Posted to MichiganNow.org on Tuesday, February 24, 2015

The head of the Regional Transit Authority would like to schedule a visit to your community. Tonight at 6 at St. John’s Episcopal Church at Woodward and 11 Mile road in Royal Oak, you can come set up a future date. For metro Detroit’s transit situation to improve, multiple layers of society will have to feel like they are included.

Chris McCarus reports the RTA can handle people’s concerns… even women wanting to breastfeed on the bus.

There are two sessions today with RTA chief Michael Ford. Ford can meet with your community to hear what you want done.

Tens of thousands of people want better transit. They come to meetings worried about bus schedules, getting new buses on the road and getting taxpayers to support a transit millage next fall.

Jayne Jackson was one of the 60 people who came for a casual talk with Michael Ford today at noon. Jackson is with the Black Mother’s Breastfeeding Association in Detroit. Her group counsels new and expecting mothers about issues related to motherhood. They offer doula services for free.

Jackson said public transit gives women the chance to breastfeed their babies. But they need the RTA to make them feel comfortable doing it on the bus.

“What are you planning to do to help support moms along their way?” She asked while seated in a pew at St. John’s Episcopal Church in Royal Oak.

“Supporting moms is one thing,” Ford said. “But its also about just getting people to good food. You talked about breast feeding but if you can’t get to a market, and your neighborhood may not have what you need, or it’s more expensive to buy in that neighborhood. You have hypertension or diabetes because people are stuck in a certain area.”

Ford was hired in August as the first CEO of the regional transit authority.

The RTA needs an army of organizers everywhere in metro Detroit. Their funding has only allowed for three staff people so far. The Harriet Tubman Center of Detroit organized the event to link Ford’s team with community groups. They are all trying to prepare voters to support a transit millage in November 2016.

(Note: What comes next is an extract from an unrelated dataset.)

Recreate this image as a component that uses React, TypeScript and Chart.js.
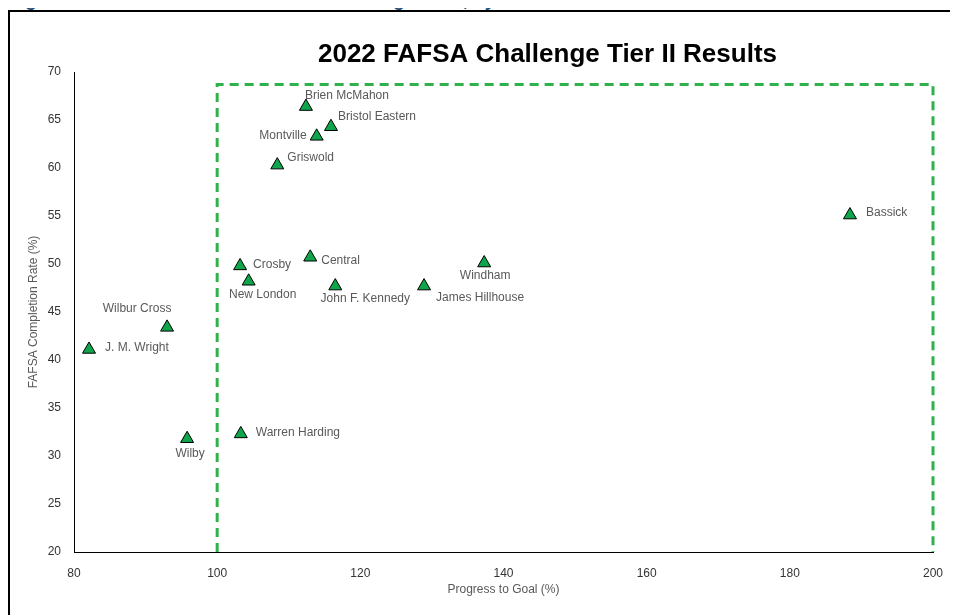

Learn more tonight from 6 to 730 inside the church at Woodward and 11 Mile in Royal Oak.

One Response to “Breastfeeding on the Bus”

  1. It is imperative that we send a clear message that breastfeeding is welcome on the new public transit system. Mothers need to know that they will not get harassed for feeding their babies. Mothers and babies can spend 30min-2 hours traveling on public transit. Babies eat often. The public needs to be aware that RTA encourages and supports nursing mothers and harassment by staff or riders will not be allowed. I’m happy that Jayne Jackson is representing BMBFA and leading way in this messaging. I’m also happy that she is being well-received at the meetings.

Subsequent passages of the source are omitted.